--- Problem ---
Starting at the top of the listing, extract every line up to and including the one with "from matplotlib.ticker import MultipleLocator". Pictures stay out of the copy.

-- start Records for this task --

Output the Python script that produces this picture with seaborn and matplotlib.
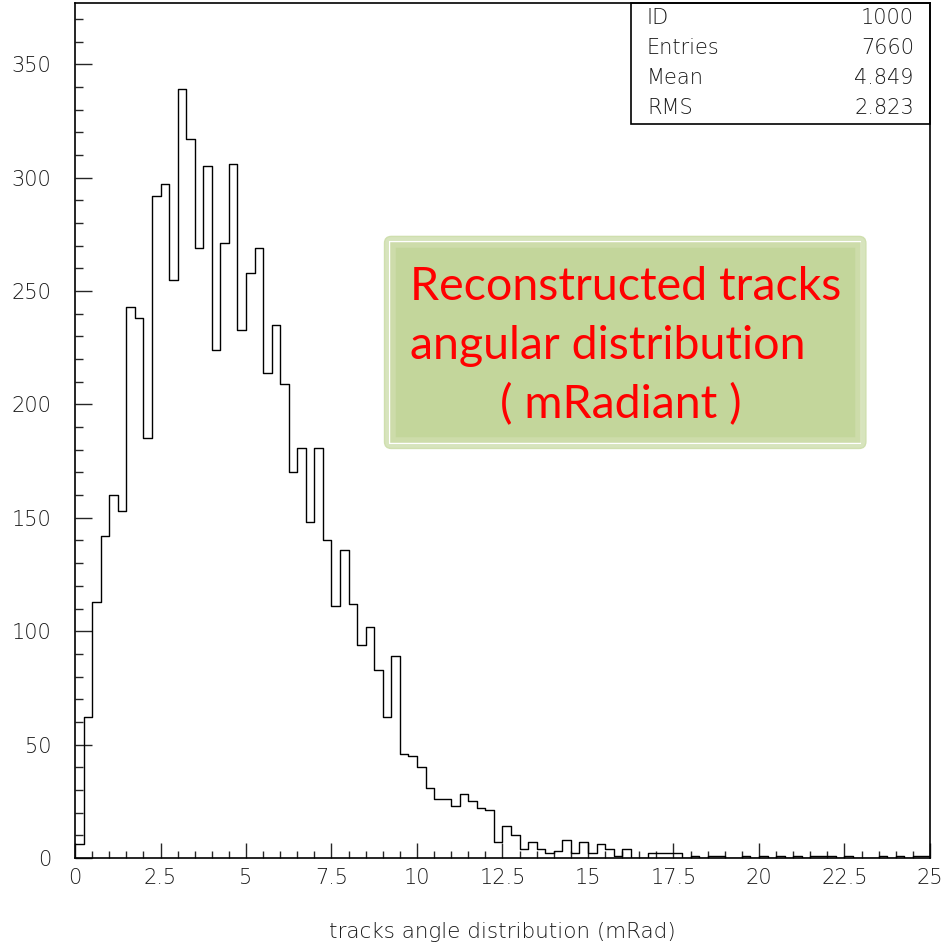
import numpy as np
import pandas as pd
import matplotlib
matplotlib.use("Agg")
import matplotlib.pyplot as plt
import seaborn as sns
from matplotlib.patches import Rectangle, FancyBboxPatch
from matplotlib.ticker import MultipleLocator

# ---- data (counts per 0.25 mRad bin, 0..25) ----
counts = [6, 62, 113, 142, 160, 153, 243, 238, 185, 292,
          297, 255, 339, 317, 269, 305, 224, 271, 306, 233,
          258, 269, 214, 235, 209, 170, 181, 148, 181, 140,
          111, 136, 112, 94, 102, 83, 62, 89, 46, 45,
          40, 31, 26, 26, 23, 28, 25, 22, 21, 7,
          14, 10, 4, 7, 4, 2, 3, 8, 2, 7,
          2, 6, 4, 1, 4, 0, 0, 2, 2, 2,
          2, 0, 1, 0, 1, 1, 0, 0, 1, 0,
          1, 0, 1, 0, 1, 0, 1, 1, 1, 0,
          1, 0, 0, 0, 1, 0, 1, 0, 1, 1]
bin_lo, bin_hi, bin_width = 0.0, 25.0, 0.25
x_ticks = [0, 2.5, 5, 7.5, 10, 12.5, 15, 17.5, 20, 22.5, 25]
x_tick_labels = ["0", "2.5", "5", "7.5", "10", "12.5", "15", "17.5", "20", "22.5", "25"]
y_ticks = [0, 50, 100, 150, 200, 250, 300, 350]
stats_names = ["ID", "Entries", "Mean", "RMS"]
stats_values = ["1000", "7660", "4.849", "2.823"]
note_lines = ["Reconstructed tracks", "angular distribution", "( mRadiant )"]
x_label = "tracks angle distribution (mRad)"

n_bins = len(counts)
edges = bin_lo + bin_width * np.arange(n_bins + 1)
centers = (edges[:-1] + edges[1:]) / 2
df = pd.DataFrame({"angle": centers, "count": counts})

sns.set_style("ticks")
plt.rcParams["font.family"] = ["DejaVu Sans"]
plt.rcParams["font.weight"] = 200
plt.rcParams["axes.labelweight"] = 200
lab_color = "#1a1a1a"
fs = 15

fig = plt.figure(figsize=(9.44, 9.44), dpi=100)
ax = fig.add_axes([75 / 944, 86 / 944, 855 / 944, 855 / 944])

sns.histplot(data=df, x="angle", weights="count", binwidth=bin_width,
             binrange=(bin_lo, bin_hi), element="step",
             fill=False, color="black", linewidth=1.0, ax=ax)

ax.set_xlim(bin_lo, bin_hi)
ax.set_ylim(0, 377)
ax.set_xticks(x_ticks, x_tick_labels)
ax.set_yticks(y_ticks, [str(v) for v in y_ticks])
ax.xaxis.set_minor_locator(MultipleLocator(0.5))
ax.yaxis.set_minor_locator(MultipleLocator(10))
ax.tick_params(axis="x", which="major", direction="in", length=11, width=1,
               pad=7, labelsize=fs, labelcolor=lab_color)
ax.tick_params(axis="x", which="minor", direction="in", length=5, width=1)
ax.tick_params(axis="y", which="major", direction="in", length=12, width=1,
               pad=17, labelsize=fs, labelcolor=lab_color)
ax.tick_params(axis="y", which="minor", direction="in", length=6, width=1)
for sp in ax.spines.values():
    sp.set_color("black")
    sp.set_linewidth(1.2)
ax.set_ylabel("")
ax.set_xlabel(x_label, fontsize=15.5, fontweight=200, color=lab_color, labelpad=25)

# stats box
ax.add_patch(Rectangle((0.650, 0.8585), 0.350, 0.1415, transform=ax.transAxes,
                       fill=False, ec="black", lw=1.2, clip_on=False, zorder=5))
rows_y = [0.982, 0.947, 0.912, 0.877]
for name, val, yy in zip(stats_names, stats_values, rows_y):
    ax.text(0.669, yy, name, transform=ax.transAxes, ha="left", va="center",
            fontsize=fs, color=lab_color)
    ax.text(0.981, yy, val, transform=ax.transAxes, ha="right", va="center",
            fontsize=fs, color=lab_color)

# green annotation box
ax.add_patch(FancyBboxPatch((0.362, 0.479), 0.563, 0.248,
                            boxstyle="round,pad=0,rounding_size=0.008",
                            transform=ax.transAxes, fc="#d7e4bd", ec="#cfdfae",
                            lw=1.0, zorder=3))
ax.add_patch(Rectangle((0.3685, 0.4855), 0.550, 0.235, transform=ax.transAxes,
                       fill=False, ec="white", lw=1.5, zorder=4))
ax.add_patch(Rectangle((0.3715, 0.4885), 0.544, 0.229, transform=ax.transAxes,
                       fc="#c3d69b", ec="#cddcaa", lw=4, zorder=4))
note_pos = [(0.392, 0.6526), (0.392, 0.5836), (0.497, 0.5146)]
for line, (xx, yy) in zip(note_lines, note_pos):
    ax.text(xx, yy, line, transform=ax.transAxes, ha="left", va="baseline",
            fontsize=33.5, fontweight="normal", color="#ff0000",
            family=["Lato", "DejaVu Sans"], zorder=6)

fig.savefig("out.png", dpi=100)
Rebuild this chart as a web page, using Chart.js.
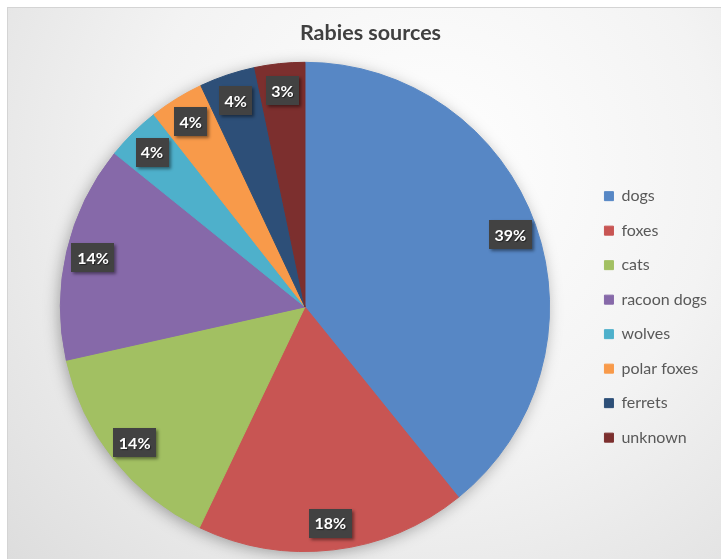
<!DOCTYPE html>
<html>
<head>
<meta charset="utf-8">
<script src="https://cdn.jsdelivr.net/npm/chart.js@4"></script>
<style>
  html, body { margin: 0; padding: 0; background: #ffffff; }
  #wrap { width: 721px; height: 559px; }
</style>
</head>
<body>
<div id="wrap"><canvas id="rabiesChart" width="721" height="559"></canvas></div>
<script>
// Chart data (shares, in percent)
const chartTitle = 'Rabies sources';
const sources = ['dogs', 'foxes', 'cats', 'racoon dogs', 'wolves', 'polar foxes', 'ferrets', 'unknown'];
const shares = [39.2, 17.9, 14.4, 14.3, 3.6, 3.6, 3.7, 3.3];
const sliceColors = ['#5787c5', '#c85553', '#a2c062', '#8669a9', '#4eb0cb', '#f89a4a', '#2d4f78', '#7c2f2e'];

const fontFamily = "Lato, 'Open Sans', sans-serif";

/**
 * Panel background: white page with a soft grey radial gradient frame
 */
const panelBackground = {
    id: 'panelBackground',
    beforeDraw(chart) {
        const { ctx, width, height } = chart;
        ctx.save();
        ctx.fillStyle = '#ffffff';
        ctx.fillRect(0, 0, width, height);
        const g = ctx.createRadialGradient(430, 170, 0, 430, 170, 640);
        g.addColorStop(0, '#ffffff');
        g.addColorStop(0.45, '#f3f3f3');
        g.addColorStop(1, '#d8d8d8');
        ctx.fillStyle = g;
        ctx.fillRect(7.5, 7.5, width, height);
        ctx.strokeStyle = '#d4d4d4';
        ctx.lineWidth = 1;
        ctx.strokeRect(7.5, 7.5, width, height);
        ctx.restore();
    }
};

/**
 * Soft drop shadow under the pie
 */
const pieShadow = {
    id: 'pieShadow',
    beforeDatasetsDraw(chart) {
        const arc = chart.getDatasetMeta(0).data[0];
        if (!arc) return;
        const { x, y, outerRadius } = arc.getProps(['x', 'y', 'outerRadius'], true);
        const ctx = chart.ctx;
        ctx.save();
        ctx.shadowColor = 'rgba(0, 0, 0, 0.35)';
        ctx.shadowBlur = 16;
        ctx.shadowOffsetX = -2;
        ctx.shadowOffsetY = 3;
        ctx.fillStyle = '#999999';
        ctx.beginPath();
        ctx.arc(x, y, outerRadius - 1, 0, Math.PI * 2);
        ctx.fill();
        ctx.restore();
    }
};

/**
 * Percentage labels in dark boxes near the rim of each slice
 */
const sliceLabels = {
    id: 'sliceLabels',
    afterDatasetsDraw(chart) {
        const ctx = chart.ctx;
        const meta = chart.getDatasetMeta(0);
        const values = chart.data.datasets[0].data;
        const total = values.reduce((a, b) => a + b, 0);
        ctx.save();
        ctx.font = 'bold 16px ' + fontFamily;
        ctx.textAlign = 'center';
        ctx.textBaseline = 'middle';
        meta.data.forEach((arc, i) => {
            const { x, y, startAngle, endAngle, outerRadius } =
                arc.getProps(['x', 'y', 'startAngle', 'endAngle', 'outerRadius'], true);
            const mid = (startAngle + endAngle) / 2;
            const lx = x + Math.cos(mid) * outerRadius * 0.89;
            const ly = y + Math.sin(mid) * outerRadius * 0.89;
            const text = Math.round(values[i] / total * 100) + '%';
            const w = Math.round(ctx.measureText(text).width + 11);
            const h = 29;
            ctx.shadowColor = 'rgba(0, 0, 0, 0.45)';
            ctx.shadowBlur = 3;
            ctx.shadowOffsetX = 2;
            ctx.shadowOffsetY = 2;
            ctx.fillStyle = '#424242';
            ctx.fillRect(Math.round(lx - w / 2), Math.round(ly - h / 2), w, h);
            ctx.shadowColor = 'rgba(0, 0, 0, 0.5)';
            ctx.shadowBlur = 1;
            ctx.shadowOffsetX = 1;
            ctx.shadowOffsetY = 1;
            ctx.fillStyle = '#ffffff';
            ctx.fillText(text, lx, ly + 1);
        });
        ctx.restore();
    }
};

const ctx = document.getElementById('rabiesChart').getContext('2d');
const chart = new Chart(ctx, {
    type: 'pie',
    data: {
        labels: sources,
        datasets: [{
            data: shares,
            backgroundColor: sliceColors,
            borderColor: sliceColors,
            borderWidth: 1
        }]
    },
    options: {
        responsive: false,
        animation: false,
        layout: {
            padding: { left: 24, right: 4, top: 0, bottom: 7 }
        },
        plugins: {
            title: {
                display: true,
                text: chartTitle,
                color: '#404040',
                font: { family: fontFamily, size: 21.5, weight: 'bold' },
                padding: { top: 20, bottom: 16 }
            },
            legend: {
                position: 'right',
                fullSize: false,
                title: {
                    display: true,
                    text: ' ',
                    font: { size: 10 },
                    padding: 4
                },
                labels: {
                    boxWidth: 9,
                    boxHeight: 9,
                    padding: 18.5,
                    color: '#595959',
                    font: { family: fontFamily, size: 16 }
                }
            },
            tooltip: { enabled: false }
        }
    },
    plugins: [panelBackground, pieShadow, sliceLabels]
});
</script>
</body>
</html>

-- end Records for this task --

--- The solution ---
Output the Python script that produces this picture with seaborn and matplotlib.
import numpy as np
import pandas as pd
import matplotlib
matplotlib.use("Agg")
import matplotlib.pyplot as plt
import seaborn as sns
from matplotlib.patches import Rectangle, FancyBboxPatch
from matplotlib.ticker import MultipleLocator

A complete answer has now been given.